Problem
Copy each line that holds "this".

[A block of data]
----------

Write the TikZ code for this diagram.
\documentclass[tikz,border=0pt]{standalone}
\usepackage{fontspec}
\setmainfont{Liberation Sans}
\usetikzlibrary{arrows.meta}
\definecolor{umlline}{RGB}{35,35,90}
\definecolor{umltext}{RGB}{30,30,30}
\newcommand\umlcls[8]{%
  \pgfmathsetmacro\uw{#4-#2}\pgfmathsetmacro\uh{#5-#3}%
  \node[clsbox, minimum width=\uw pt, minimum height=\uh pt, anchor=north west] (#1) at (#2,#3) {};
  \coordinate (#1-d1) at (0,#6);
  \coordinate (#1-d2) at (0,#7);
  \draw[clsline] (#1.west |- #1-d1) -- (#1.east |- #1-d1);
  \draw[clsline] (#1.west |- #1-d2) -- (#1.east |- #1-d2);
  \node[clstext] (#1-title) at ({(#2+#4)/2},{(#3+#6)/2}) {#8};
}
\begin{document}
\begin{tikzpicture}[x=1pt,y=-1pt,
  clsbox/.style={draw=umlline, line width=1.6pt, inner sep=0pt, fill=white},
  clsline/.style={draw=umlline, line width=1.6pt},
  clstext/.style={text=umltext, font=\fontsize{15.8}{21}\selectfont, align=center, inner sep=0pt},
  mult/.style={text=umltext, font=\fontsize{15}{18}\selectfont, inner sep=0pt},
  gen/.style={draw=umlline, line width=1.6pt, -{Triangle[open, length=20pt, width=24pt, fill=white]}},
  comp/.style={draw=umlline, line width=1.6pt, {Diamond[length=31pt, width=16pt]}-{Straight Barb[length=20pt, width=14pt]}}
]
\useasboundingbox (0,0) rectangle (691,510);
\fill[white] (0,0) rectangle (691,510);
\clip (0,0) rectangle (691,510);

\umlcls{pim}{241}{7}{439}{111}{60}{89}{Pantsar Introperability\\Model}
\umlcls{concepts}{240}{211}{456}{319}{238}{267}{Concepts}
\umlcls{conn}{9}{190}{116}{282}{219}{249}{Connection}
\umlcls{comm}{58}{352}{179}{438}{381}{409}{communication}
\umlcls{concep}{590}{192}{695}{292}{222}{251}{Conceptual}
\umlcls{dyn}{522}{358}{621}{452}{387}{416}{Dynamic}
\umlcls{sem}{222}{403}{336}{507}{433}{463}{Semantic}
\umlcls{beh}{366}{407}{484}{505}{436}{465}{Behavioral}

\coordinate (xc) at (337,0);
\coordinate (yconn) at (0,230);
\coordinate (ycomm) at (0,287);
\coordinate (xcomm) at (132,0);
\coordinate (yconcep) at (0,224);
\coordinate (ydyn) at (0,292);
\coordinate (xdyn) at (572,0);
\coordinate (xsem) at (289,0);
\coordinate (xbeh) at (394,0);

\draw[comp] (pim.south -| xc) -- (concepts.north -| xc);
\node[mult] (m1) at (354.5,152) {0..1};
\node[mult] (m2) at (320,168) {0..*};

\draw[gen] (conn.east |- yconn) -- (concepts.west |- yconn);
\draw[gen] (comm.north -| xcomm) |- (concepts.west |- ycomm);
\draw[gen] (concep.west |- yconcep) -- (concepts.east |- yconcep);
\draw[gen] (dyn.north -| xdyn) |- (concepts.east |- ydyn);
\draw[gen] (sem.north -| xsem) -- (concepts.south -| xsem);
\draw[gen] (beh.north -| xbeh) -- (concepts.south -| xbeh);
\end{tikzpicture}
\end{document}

----------

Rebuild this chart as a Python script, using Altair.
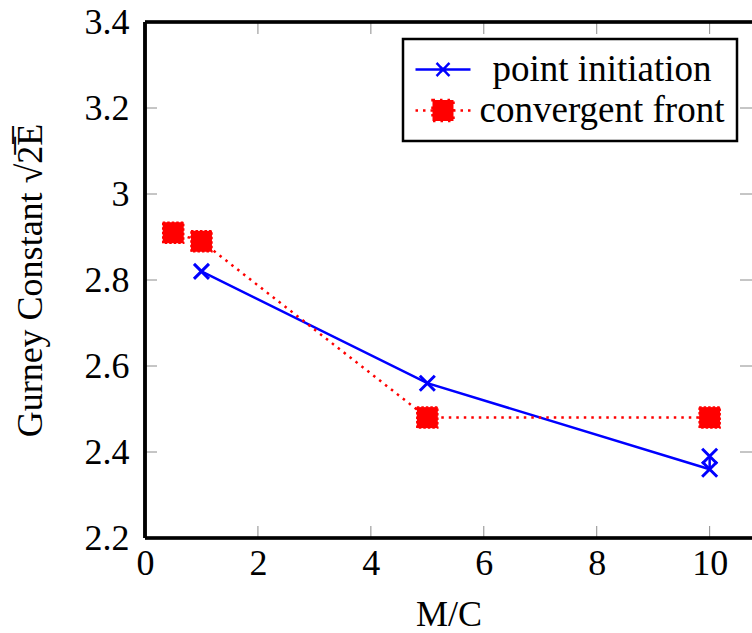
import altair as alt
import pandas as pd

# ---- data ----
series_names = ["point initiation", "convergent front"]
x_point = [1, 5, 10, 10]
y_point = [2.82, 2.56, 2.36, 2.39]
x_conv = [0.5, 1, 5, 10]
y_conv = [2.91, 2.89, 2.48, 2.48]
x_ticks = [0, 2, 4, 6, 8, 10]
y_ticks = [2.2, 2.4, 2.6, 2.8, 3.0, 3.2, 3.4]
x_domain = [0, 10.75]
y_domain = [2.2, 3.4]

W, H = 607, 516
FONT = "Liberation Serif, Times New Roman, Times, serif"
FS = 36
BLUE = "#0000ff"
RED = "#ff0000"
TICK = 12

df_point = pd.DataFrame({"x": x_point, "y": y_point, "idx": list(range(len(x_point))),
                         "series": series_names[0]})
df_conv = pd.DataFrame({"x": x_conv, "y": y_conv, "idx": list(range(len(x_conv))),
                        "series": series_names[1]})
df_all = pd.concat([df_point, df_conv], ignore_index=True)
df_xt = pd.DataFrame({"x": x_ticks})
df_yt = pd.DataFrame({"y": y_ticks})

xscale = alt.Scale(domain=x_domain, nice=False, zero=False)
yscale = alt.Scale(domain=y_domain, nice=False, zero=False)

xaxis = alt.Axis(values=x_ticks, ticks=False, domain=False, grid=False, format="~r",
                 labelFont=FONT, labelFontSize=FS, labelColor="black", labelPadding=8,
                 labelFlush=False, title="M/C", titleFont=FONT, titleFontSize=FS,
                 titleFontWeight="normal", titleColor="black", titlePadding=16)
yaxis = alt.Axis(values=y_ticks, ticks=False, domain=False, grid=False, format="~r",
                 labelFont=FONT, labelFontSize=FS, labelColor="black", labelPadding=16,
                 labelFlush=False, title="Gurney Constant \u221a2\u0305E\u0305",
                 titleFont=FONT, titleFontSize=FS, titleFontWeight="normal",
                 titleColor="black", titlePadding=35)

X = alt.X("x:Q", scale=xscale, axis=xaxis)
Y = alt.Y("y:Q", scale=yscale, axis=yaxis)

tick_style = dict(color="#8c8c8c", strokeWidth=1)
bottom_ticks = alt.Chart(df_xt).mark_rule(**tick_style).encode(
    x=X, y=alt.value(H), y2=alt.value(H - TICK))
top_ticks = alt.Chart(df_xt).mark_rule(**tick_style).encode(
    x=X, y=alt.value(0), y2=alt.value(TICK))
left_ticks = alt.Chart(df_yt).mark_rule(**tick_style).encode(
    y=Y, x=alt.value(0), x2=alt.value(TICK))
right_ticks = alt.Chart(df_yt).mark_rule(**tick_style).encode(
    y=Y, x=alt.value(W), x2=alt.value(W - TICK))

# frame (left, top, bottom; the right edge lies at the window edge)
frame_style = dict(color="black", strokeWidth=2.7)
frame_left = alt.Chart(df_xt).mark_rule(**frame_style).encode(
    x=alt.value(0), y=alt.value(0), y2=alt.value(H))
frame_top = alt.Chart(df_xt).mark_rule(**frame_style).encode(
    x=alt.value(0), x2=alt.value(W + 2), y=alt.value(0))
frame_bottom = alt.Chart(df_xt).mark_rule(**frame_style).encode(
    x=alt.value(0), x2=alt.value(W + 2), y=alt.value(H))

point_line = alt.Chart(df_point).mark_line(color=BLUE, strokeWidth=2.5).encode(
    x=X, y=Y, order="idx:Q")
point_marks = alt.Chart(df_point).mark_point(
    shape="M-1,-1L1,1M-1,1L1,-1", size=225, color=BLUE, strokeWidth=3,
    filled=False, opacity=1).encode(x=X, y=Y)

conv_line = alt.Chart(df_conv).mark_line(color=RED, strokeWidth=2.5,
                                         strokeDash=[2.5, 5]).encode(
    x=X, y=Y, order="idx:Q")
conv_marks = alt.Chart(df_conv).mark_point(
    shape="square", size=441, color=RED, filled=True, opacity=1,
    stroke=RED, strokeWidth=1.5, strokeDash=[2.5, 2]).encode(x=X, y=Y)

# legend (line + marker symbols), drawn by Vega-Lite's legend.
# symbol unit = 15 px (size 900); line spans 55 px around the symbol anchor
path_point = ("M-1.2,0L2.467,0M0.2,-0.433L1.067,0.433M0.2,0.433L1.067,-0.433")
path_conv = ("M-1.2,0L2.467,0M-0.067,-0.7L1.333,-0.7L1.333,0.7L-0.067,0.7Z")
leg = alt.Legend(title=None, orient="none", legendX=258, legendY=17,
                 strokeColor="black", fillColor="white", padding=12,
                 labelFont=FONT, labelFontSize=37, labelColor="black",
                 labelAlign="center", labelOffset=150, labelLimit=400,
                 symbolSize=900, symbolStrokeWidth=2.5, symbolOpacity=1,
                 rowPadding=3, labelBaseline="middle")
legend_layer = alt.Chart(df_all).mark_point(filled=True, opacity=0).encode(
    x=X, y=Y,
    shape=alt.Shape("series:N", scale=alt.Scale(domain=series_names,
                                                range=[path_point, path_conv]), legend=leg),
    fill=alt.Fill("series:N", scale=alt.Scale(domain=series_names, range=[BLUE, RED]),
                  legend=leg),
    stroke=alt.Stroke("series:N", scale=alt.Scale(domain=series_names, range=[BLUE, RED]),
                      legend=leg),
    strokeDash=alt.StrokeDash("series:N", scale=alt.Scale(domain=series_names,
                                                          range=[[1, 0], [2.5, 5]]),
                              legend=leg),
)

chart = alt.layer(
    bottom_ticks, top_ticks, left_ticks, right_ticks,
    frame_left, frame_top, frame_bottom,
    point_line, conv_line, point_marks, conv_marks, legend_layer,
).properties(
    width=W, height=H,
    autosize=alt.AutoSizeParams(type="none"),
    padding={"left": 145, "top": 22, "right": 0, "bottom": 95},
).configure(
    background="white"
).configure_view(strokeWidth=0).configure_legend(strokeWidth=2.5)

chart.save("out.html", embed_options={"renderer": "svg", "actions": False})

----------

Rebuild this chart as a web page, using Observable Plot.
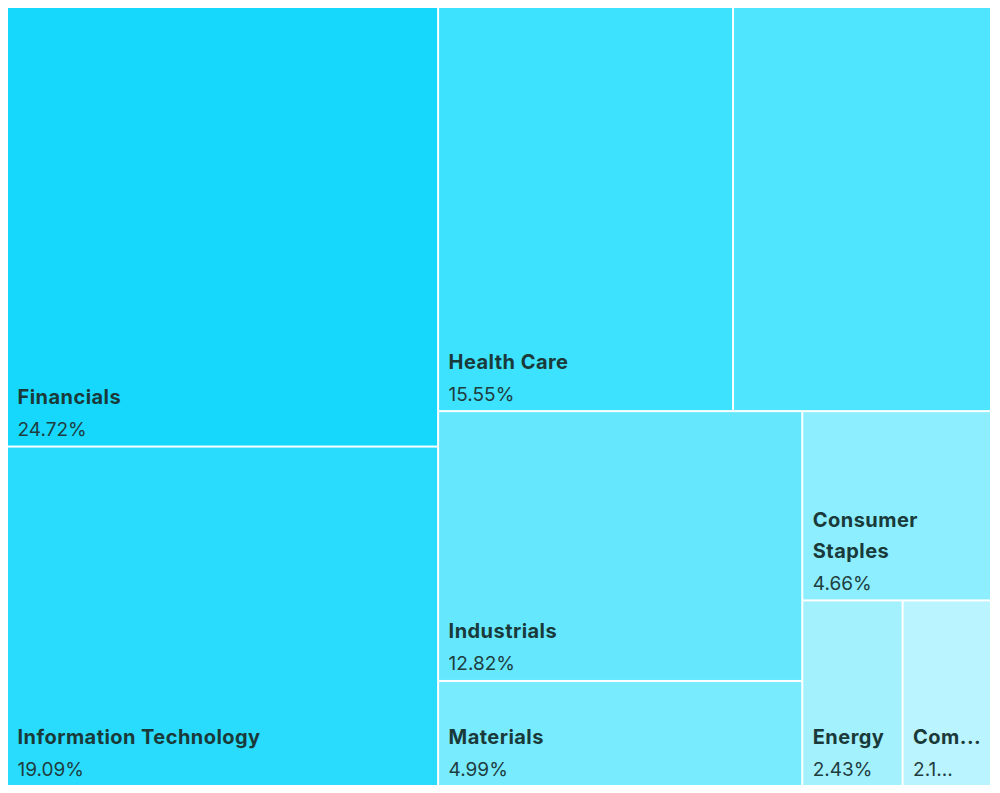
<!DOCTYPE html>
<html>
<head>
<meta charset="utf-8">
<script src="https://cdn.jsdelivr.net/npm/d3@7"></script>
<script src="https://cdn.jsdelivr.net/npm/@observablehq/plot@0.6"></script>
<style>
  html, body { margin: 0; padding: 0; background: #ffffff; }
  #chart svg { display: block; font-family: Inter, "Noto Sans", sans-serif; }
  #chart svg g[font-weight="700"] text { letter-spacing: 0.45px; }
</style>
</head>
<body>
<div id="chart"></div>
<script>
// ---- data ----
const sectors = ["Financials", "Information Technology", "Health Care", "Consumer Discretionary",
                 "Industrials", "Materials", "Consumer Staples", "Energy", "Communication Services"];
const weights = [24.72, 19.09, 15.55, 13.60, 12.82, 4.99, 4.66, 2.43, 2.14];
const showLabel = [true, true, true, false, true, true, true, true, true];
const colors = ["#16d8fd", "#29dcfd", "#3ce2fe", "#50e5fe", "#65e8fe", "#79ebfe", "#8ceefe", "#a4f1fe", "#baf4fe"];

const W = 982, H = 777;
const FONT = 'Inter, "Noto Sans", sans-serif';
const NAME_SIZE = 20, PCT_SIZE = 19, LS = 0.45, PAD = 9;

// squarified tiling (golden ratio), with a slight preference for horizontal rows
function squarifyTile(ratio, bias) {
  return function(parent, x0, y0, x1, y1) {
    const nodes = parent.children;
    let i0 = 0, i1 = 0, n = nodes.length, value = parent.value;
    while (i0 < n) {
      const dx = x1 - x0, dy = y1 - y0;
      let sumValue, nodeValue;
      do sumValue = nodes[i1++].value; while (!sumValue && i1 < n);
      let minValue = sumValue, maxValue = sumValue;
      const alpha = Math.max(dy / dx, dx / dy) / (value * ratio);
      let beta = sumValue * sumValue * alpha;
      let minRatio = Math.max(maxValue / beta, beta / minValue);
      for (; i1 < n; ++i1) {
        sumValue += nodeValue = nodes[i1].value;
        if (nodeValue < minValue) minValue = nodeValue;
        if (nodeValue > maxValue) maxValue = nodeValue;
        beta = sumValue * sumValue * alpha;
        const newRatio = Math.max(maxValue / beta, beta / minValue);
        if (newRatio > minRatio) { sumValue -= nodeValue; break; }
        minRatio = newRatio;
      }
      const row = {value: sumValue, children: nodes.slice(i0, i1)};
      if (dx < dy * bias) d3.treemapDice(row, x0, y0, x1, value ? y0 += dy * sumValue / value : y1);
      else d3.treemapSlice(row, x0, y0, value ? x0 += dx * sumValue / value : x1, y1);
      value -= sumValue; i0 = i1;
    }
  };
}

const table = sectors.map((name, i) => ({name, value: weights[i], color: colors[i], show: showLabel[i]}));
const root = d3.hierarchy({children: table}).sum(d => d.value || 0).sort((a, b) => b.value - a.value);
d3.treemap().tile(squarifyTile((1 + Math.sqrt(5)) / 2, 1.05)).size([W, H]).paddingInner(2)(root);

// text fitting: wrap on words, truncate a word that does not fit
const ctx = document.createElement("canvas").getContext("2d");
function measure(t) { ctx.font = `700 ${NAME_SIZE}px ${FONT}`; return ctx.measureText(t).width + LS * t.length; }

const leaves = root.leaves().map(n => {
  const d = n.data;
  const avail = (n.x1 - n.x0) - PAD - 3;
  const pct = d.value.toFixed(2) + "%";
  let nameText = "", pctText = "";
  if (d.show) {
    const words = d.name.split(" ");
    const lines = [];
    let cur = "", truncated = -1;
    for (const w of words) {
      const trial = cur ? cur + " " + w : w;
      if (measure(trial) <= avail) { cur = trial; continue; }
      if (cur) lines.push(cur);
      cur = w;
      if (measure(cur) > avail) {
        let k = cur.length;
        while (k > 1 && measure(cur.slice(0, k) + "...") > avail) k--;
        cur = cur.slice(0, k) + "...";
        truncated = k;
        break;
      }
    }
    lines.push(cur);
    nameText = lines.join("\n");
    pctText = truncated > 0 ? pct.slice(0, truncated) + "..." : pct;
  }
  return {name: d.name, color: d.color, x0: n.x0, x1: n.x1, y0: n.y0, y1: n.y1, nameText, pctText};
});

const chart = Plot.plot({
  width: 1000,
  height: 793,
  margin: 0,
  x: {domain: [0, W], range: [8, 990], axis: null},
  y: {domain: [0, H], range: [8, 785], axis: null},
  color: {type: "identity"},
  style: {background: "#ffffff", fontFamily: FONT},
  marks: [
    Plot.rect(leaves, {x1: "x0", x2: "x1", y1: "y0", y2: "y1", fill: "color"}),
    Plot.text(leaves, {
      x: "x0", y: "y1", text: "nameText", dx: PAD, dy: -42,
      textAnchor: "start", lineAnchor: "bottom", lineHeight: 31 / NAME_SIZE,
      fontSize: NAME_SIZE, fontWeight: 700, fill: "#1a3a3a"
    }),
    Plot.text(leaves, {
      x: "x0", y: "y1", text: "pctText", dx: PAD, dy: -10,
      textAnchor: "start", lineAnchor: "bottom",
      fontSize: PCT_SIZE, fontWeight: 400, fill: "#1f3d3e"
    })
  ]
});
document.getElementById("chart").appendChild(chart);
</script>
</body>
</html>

----------

The answer
Write the TikZ code for this diagram.
Rebuild this chart as a Python script, using Altair.
Rebuild this chart as a web page, using Observable Plot.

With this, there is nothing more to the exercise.